WORK TO COMPLETE: Pick out every line of the entries below where "this" occurs, and copy those lines.

RECORDS SHOWN:
..........

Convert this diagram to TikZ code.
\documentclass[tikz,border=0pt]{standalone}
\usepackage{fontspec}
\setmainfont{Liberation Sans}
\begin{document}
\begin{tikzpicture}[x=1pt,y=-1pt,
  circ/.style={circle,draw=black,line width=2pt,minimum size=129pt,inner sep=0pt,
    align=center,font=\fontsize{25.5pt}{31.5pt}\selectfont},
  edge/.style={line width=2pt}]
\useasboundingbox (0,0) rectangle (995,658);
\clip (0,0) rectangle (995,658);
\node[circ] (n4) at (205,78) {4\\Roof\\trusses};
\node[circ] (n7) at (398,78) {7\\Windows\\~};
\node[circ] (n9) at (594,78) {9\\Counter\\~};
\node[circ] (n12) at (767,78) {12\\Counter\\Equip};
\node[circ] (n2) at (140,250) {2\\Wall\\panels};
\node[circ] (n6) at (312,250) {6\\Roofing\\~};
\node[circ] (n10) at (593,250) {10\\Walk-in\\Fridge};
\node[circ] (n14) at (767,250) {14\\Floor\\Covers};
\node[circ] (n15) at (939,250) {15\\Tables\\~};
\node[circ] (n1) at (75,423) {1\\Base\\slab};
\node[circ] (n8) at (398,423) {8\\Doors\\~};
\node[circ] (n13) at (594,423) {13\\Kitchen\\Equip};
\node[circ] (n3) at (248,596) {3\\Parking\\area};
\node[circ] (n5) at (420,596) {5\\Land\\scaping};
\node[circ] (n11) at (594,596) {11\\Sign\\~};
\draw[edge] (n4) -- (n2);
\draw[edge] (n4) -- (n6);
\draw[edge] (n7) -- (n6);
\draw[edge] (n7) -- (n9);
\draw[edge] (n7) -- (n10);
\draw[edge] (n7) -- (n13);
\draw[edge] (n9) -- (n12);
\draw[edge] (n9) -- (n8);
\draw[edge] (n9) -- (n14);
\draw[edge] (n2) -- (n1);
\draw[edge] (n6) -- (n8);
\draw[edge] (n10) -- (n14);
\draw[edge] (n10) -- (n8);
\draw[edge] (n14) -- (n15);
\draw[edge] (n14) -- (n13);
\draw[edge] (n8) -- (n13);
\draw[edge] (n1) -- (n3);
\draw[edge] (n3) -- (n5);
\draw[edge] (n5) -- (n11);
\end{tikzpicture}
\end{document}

..........

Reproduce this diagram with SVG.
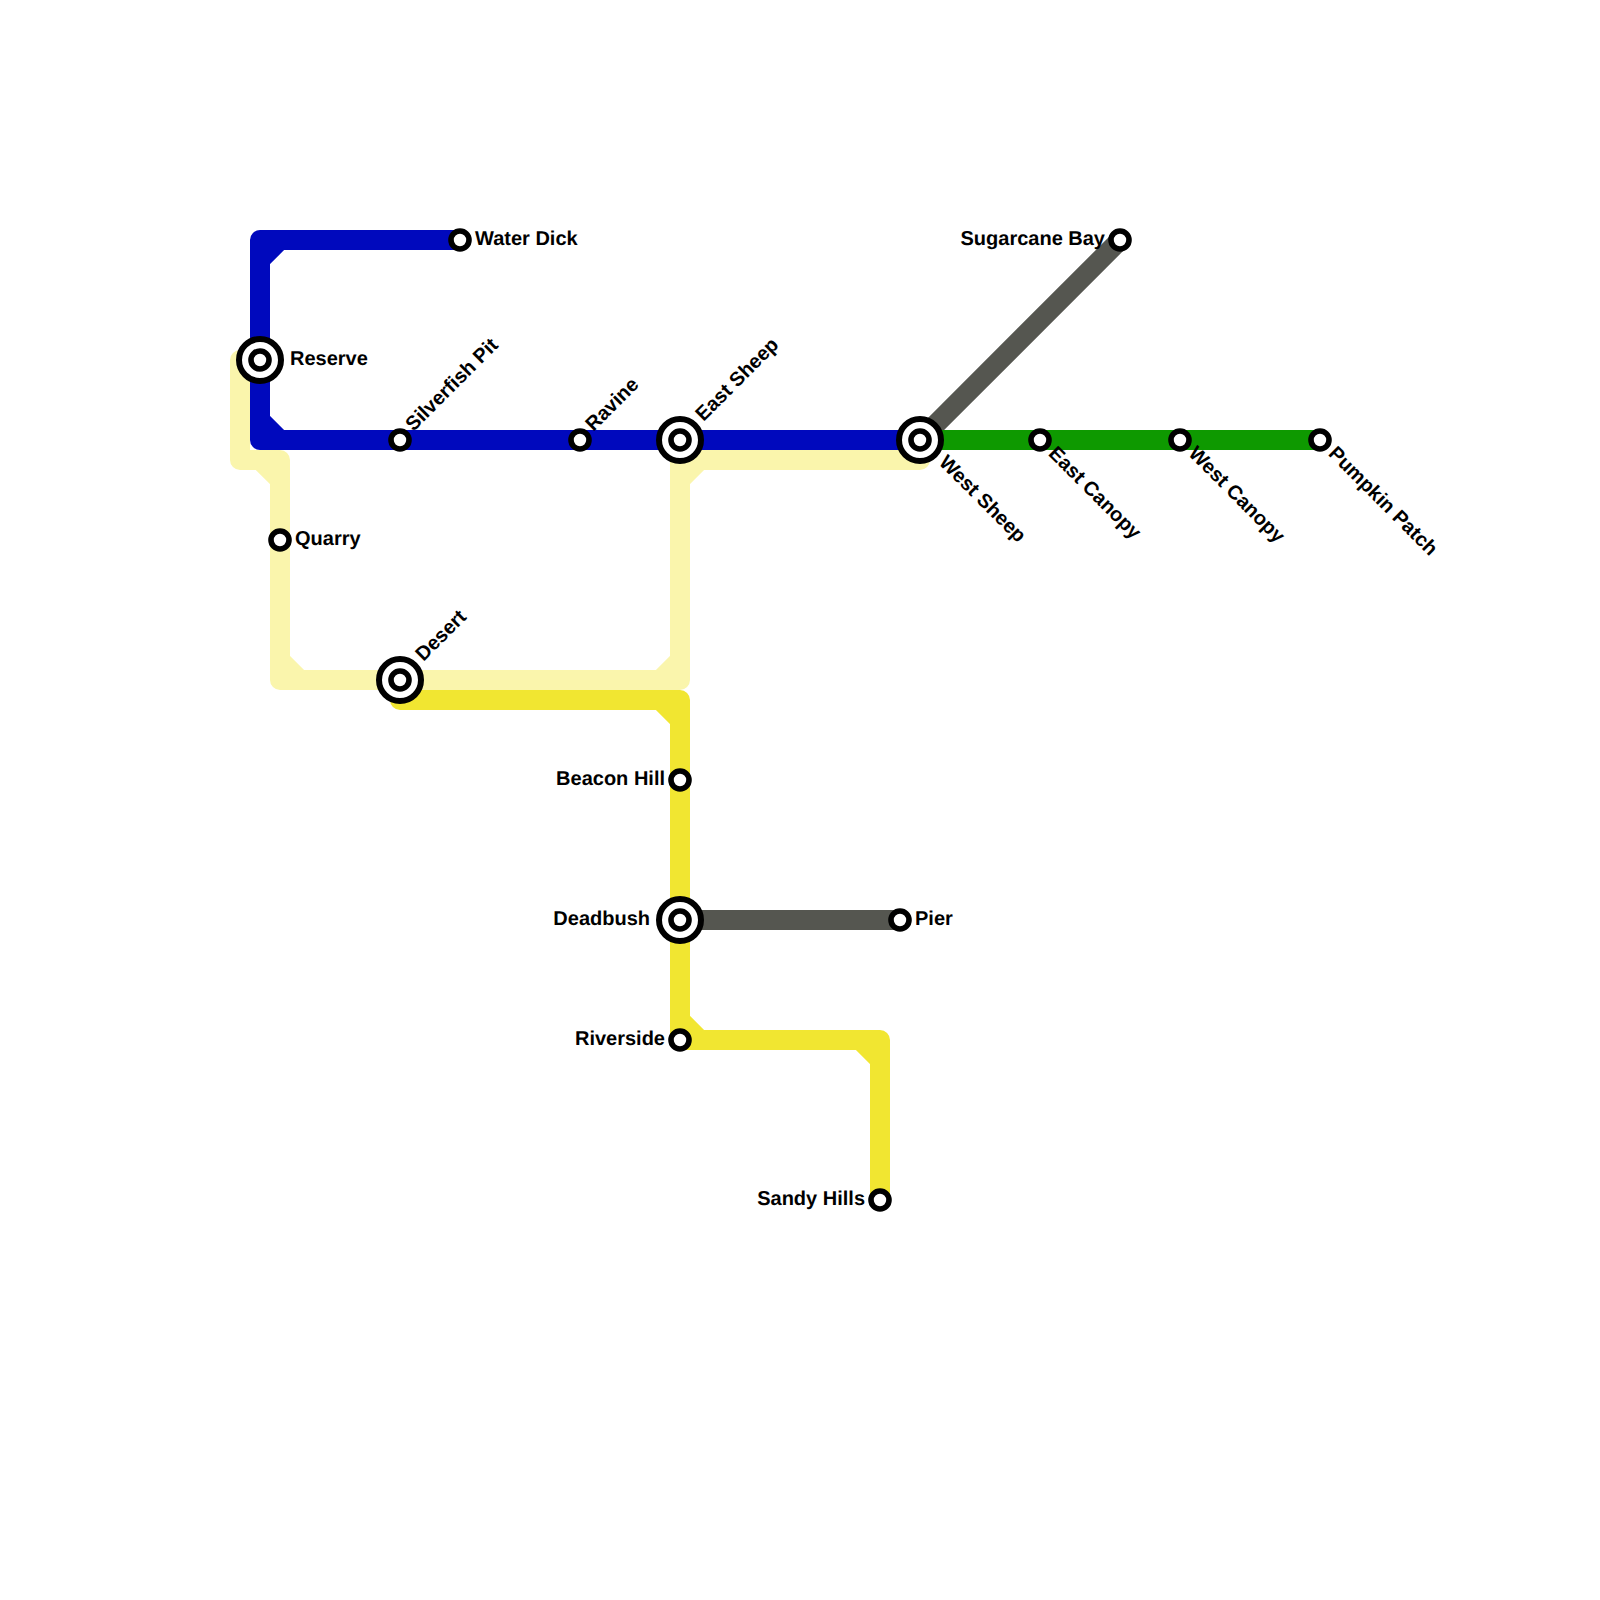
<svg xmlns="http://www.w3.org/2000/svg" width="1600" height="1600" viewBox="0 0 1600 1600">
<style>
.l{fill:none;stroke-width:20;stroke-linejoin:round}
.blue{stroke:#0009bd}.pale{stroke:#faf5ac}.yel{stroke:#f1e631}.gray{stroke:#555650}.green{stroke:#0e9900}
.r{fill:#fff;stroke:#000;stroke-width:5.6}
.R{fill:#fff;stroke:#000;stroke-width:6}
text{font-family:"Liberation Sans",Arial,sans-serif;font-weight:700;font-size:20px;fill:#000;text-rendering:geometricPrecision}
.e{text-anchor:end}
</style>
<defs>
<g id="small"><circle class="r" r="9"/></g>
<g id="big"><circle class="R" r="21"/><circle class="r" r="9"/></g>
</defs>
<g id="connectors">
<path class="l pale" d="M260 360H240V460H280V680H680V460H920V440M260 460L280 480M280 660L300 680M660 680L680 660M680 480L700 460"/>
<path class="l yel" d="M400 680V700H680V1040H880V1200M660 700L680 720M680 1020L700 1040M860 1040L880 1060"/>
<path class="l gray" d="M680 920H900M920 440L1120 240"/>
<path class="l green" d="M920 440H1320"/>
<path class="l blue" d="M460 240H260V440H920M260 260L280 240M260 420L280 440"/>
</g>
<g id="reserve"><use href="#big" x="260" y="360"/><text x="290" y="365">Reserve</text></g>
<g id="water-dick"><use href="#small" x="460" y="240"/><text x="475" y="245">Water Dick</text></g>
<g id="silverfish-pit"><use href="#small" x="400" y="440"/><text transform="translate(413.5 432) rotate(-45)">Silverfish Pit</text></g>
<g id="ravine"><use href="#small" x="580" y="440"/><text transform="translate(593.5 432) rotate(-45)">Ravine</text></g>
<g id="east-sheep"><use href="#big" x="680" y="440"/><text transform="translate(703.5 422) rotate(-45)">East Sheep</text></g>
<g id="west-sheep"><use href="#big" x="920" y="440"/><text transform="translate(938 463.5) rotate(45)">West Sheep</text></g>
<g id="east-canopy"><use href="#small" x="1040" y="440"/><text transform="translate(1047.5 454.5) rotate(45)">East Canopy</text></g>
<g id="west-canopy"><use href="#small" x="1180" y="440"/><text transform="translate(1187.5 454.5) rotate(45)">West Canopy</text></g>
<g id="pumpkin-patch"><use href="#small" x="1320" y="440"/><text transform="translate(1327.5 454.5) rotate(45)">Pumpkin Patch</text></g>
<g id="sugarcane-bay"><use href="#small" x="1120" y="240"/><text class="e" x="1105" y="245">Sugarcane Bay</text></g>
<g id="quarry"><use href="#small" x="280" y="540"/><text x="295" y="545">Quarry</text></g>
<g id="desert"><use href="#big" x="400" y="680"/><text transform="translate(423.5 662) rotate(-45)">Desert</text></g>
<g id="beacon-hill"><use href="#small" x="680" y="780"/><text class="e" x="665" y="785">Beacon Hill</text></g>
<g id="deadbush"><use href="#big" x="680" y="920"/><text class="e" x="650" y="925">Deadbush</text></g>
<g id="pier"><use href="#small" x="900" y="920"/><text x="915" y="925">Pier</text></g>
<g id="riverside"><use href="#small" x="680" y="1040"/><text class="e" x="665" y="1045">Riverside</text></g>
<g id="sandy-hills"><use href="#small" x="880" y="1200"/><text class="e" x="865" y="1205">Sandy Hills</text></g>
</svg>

..........

TASK SOLUTION:
Convert this diagram to TikZ code.
Reproduce this diagram with SVG.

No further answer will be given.